Kirksville is a very eclectic town stashed away in the Northeast corner of Missouri. For some reason, Midwestern intellects stumbled upon this place and built both a medical school and liberal arts university, or as they're publicly known: AT Still and Truman State University. For an outsider looking in, this town is a quaint representation of Midwestern hospitality. As a soon to be graduating senior from Truman, I would mostly agree with that statement. There is one major flaw to this tiny town in the middle of nowhere. The weather here sucks.
First, let me start with the wind. I've nicknamed Kirksville "Chicago's Hillbilly cousin" simply because of its torrential winds. It doesn't matter if it's the middle of January, when the wind is whipping snow into your face, helping little icicles form on your outer extremities or if it's in the middle of July, when the wind is just giving you dry whiplash against the summer's humidity. It's always windy.
Then there's the lack of actual seasonal progression. Most places have four seasons: winter, spring, summer and fall. Kirksville has two: the point where the heat shows up and occasionally turns into our own Midwestern monsoon season and the Kirksvillian tundra. The heat lasts from about August to early October, if we're lucky; then the tundra starts to set in. There's a mockingly nice week or two that usually shows up in between as a transition. That's when all the school's promotional fall photos are taken because Truman's campus is pretty much flawless during that short blimp of time. Then the tundra hits.
Unlike most places, where there's a gradual progression into winter, Kirksville hits you full force, without warning, like a slap in the face. You don't go without your weather app when you live here because there's no telling if you'll need a light jacket or an Arctic parka from one day to the next. The only plus side to this time of year is Alpaca Guy with his trundle of sweaters, gloves, hats and leg warmers. Those sweaters are pricey, but they're the warmest piece of clothing you're ever going to own.
You learn pretty early on that it's best to suck it up during the fall semester and save your best heavy winter coat until we return in January. You don't want your body to get used to its warmth and perfection while the weather is still decently mild. However, no one ever seems to warn the freshman of this survival tactic. It's like a rite of passage, that first fall semester, when all of the upperclassmen laugh to themselves as they see freshman bundled up in all of their winter apparel, thinking this is the worst there is. That it couldn't possibly get colder than this. You kind of feel bad for not warning them, but then again, it builds character.
You also learn the quickest routes through the campus buildings so you can avoid the bone-chilling slurry of wind, ice and snow that is most likely outside. If that doesn't work, you'll still brave it out into the cold. You could always just not go to class at all, but that's not typically how Truman students roll.

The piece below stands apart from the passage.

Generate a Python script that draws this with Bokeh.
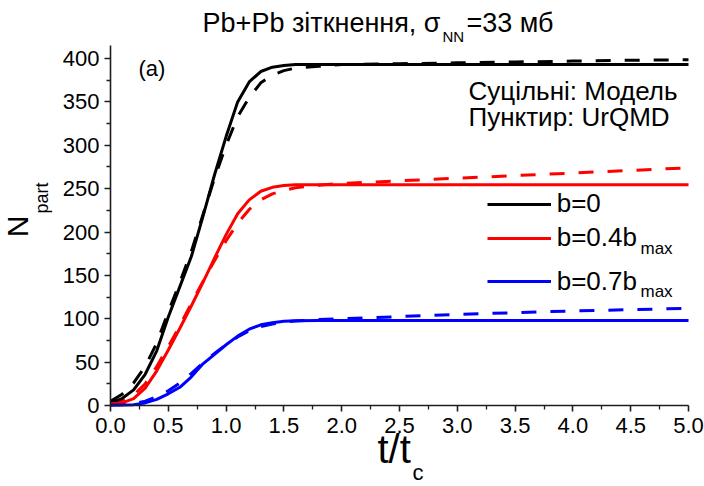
import math
from bokeh.plotting import figure
from bokeh.models import Range1d, Label, Legend, LegendItem, LinearAxis, FixedTicker
from bokeh.embed import file_html
from bokeh.resources import INLINE

# ---------------- data ----------------
t = [0.0, 0.1, 0.2, 0.3, 0.4, 0.5, 0.6, 0.7, 0.8, 0.9, 1.0, 1.1, 1.2, 1.3,
     1.4, 1.5, 1.6, 1.8, 2.0, 2.5, 3.0, 3.5, 4.0, 4.5, 5.0]

b0_model = [3, 8, 18, 36, 63, 102, 137, 172, 218, 266, 310, 350, 373, 385,
            390, 392, 393, 393, 393, 393, 393, 393, 393, 393, 393]
b0_urqmd = [5, 13, 26, 45, 72, 108, 142, 178, 220, 262, 300, 333, 355, 372,
            381, 386, 389, 391, 393, 394, 395, 396, 397, 398, 398.5]

b04_model = [2, 3, 8, 20, 40, 64, 89, 115, 142, 170, 197, 221, 237, 247,
             251.5, 253.5, 254.5, 254.5, 254.5, 254.5, 254.5, 254.5, 254.5, 254.5, 254.5]
b04_urqmd = [2, 5, 12, 25, 45, 68, 92, 118, 143, 167, 190, 210, 226, 237,
             244, 248, 251, 254, 256, 259, 262, 265, 268, 271, 274]

b07_model = [0.5, 0.5, 1, 3, 7, 13.5, 21, 33, 48, 59, 70, 80, 88, 93,
             95.5, 97, 97.7, 98, 98, 98, 98, 98, 98, 98, 98]
b07_urqmd = [0.5, 1, 2, 5, 10, 17, 26, 37, 49, 60, 70, 79, 86, 91,
             94, 96, 97.5, 99, 100, 102.5, 105, 107, 109, 110.5, 112]

x_ticks = [0.0, 0.5, 1.0, 1.5, 2.0, 2.5, 3.0, 3.5, 4.0, 4.5, 5.0]
y_ticks = [0, 50, 100, 150, 200, 250, 300, 350, 400]

series_labels = ["b=0", "b=0.4b", "b=0.7b"]
colors = ["#000000", "#ff0000", "#0000ff"]

# ---------------- layout ----------------
W, H = 704, 486
PL, PR, PT, PB = 110, 688, 45, 405      # plot-area edges in pixels
X0, X1 = 0.0, 5.0                       # visible axis extents
Y0, Y1 = 0.0, 415.0
FONT = "Liberation Sans"

kx = (X1 - X0) / (PR - PL)
ky = (Y1 - Y0) / (PB - PT)
x_range = Range1d(X0 - PL * kx, X1 + (W - PR) * kx)
y_range = Range1d(Y0 - (H - PB) * ky, Y1 + PT * ky)


def dx(px):
    return X0 + (px - PL) * kx


def dy(py):
    return Y0 + (PB - py) * ky


p = figure(width=W, height=H, x_range=x_range, y_range=y_range,
           output_backend="svg", toolbar_location=None,
           x_axis_location=None, y_axis_location=None,
           min_border=0, min_border_left=0, min_border_right=0,
           min_border_top=0, min_border_bottom=0)
p.outline_line_color = None
p.xgrid.visible = False
p.ygrid.visible = False
p.background_fill_color = "white"
p.border_fill_color = "white"

x_minor = [(a + b) / 2 for a, b in zip(x_ticks[:-1], x_ticks[1:])]
y_minor = [(a + b) / 2 for a, b in zip(y_ticks[:-1], y_ticks[1:])]

AX_COL = "#1e1e1e"


def style_axis(ax, standoff):
    ax.axis_line_color = AX_COL
    ax.axis_line_width = 1.6
    ax.major_tick_line_color = AX_COL
    ax.major_tick_line_width = 1.6
    ax.minor_tick_line_color = AX_COL
    ax.minor_tick_line_width = 1.3
    ax.major_tick_in = 0
    ax.major_tick_out = 6
    ax.minor_tick_in = 0
    ax.minor_tick_out = 4
    ax.major_label_text_font = FONT
    ax.major_label_text_font_size = "22px"
    ax.major_label_text_color = "#000000"
    ax.major_label_standoff = standoff


xaxis = LinearAxis(ticker=FixedTicker(ticks=x_ticks, minor_ticks=x_minor),
                   fixed_location=Y0, bounds=(X0, X1))
xaxis.major_label_overrides = {v: f"{v:.1f}" for v in x_ticks}
style_axis(xaxis, 6)
p.add_layout(xaxis, "below")

yaxis = LinearAxis(ticker=FixedTicker(ticks=y_ticks, minor_ticks=y_minor),
                   fixed_location=X0, bounds=(Y0, Y1))
style_axis(yaxis, 5)
p.add_layout(yaxis, "left")

# ---------------- curves ----------------
model = [b0_model, b04_model, b07_model]
urqmd = [b0_urqmd, b04_urqmd, b07_urqmd]
solid_renderers = []
for c, u in zip(colors, urqmd):
    p.line(t, u, line_color=c, line_width=3, line_dash="15 14")
for c, m in zip(colors, model):
    r = p.line(t, m, line_color=c, line_width=3)
    solid_renderers.append(r)

# ---------------- legends (one per entry, for uneven spacing) ----------------
leg_mid_px = [204, 238.3, 281.7]
ITEM_H = 30
for lab, r, mid in zip(series_labels, solid_renderers, leg_mid_px):
    lg = Legend(items=[LegendItem(label=lab, renderers=[r])],
                location=(486.7, (H - mid) - ITEM_H / 2),
                glyph_width=64, glyph_height=ITEM_H, label_height=ITEM_H,
                label_standoff=6, padding=0, margin=0, spacing=0,
                border_line_color=None, background_fill_alpha=0,
                label_text_font=FONT, label_text_font_size="26px",
                label_text_color="#000000")
    p.add_layout(lg)


# ---------------- texts ----------------
def txt(px, py, s, size, align="left", angle=0.0):
    p.add_layout(Label(x=dx(px), y=dy(py), text=s, text_font=FONT,
                       text_font_size=size, text_color="#000000",
                       text_align=align, angle=angle))


for bl in [257.3, 300.7]:
    txt(640, bl, "max", "17px")

txt(138, 80, "(a)", "22px")
txt(468, 105.7, "Суцільні: Модель", "26px")
txt(468, 131.7, "Пунктир: UrQMD", "26px")

# title
txt(440, 37, "Pb+Pb зіткнення, σ", "27px", align="right")
txt(442, 44, "NN", "15px")
txt(466, 37, "=33 мб", "27px")

# axis titles
txt(377, 470, "t/t", "40px")
txt(412, 484, "c", "22px")
txt(33.3, 236.7, "N", "30px", angle=math.pi / 2)
txt(51, 213, "part", "18px", angle=math.pi / 2)

open("out.html", "w").write(file_html(p, INLINE))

Then there's a single week that shows up somewhere around late March and early April, when a glimmer of spring shows up. You've lost all hope that you'll ever see the sun again, but then it peeks its head out for a few days. It's a beautiful time where everyone—and I mean everyone—comes out onto the Quad. People play frisbee, walk their dogs, hang out on hammocks or just lie on the still muddy grass because they're just so happy winter is over. It's usually only about about 40 degrees outside but everybody's rocking their shorts and T-shirts because our bodies have become accustomed to negative degree weather. Winter comes back after that, to mock us one last time.
In the last few weeks of the semester, when everyone is all crammed inside studying for finals, spring hits Kirksville full force. The sudden change in climate usually makes you sick with allergies or gives you the worst cold symptoms of your life. But you power through because you're a Truman student and you know the school year's almost over. You know that soon you'll be back in your hometown where the weather doesn't change at the drop of a hat and the wind isn't strong enough to pick up a small child (no proof that this has actually happened, but I wouldn't be surprised if it could).
After all is said and done, we all know that while the weather sucks here. It's one of the many facets of Kirksville that brings all past and present Truman students closer together.